Acırsanız acınacak duruma düşersiniz

Başbakan, grup toplantısında böyle bir laf etti geçti. Doğrusu ben de şaşkınlıktan olacak dinleyip geçmiştim. Acayip bir laftı çünkü. Bu lafın içinde acımanın yanında acımama da vardı. Başbakan doğru mu söylüyor diye düşündüm ve bu konuda yazmadım. Hâlâ düşünüyorum. İşin ahlakî, dinî, tasavvufî ve siyasî boyutlarını tahlil ederseniz çok da dehşet verici bir manzara çıkıyor önünüze. Yani Başbakan açıkça acımayın diyor.
Reşat Nuri’nin bu isimde bir romanı vardır. Bir baba ile kızı arasındaki dramı anlatır. Yürek kavuran bir merhamettir o. Bütün ana babalar bilir. Evlada acımak, ana babaya acımak, hastaya acımak, yoksula acımak, çaresize acımak, haksızlığa uğramışa acımak, kuşa, kediye, köpeğe acımak da buna dahildir.
Yerleri değiştirilen polislere, savcılara acırsınız, avukatlara acırsınız, hapisteki komutanlara acırsınız, 7 senedir zindanda kalıp kanser olan Prof. Hilmioğlu’na acırsınız, sonra da oğlunuz gözaltına alınmak istenir ona da acırsınız tabii. Ama bu sırayı bozmuş olursunuz, sadece oğlunuza acıdığınız gibi bir olumsuzluk kalır ortada. Ama onu servete karşı, o kadar heveslendirmiş olan da sizsiniz. Oğlunuzu operasyondan kurtarır bir de üstelik meydan okursunuz, Başbakanlık arabasında gezdirirsiniz. Bu, işte Başbakan’ın anlamlı bir laf zannederek söylediği o laftaki gizli olan acımasızlığı ortaya koyar. Süleyman Demirel de yeğenini seviyor ve muhakkak ona acıyordu. Ama hayali mobilya yolsuzluğu ortaya çıktığında  “gitsin yatsın”  dedi. Ne oldu. Yahya yatıp çıktı. Demirel, sözü tarihe kazınacak devlet adamı olarak geçti.

***

Aklımı şu lafın ikinci kısmını düşünmeye taktım. Yani acınacak duruma düşüren insan kalbinin en halis duygusu olan merhamettir; onu kalbinden sök at mı demek istiyor.
Merhametten maraz hasıl olur derler. Ama bu merhamet, acımayı aşan, kibire varan Allah’lık taslayan(haşa) merhamettir. Yoksa merhamet, acıma, saf haliyle serin bir rahmettir.

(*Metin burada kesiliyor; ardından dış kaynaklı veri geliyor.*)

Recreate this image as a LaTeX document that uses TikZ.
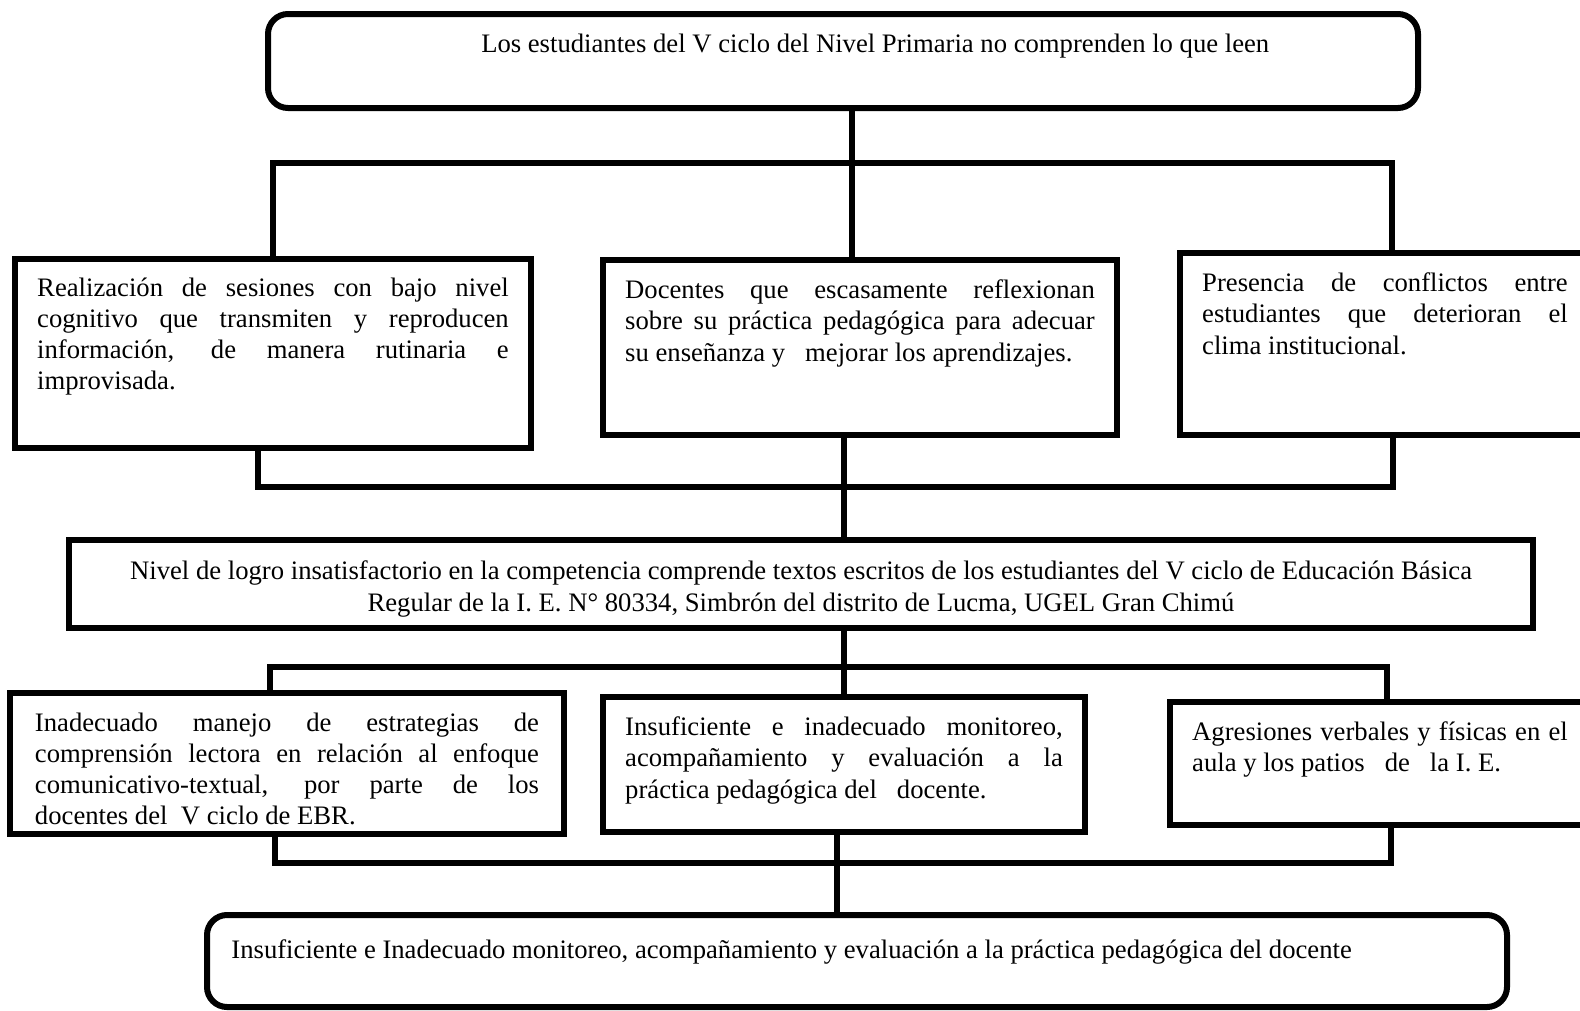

Yağmur gibi insan kalbinden çıkar, yağmur gibi varlıkların üstüne yağar. Merhametsiz nasıl yaşanacağını bilmiyorum. Merhametsiz nasıl yaşanacağını Türkiye, son 10 yıldır öğrendi ve Türkiye yaşayamıyor. Allah’ın rahmeti üzerimizden çekildi. Yağmur bile yağmıyor.

Büyükelçiler

Başbakan, büyükelçiler olup biteni anlayamıyormuş gibi 17 Aralık operasyonunu, kendilerine verilen yemekte anlattı onlara. Oysa adamlar, bunu Başbakan’dan daha iyi biliyor. Ülkelerinde yargının bağımsızlığı konusunda, her konuda ve yasaklama konusunda çok sert uyarılar yapıyorlar. Bu esnada oğlunun durumuna da bir mağduriyet getirdi. Büyükelçiler içlerinden gülmüşlerdir. Çünkü ülkelerindeki Başbakanlar, kadın skandalından başka bir kabahat yapmıyorlar. Acımasızlık da yanlış hatırlamıyorsam politikalarında yer almıyor.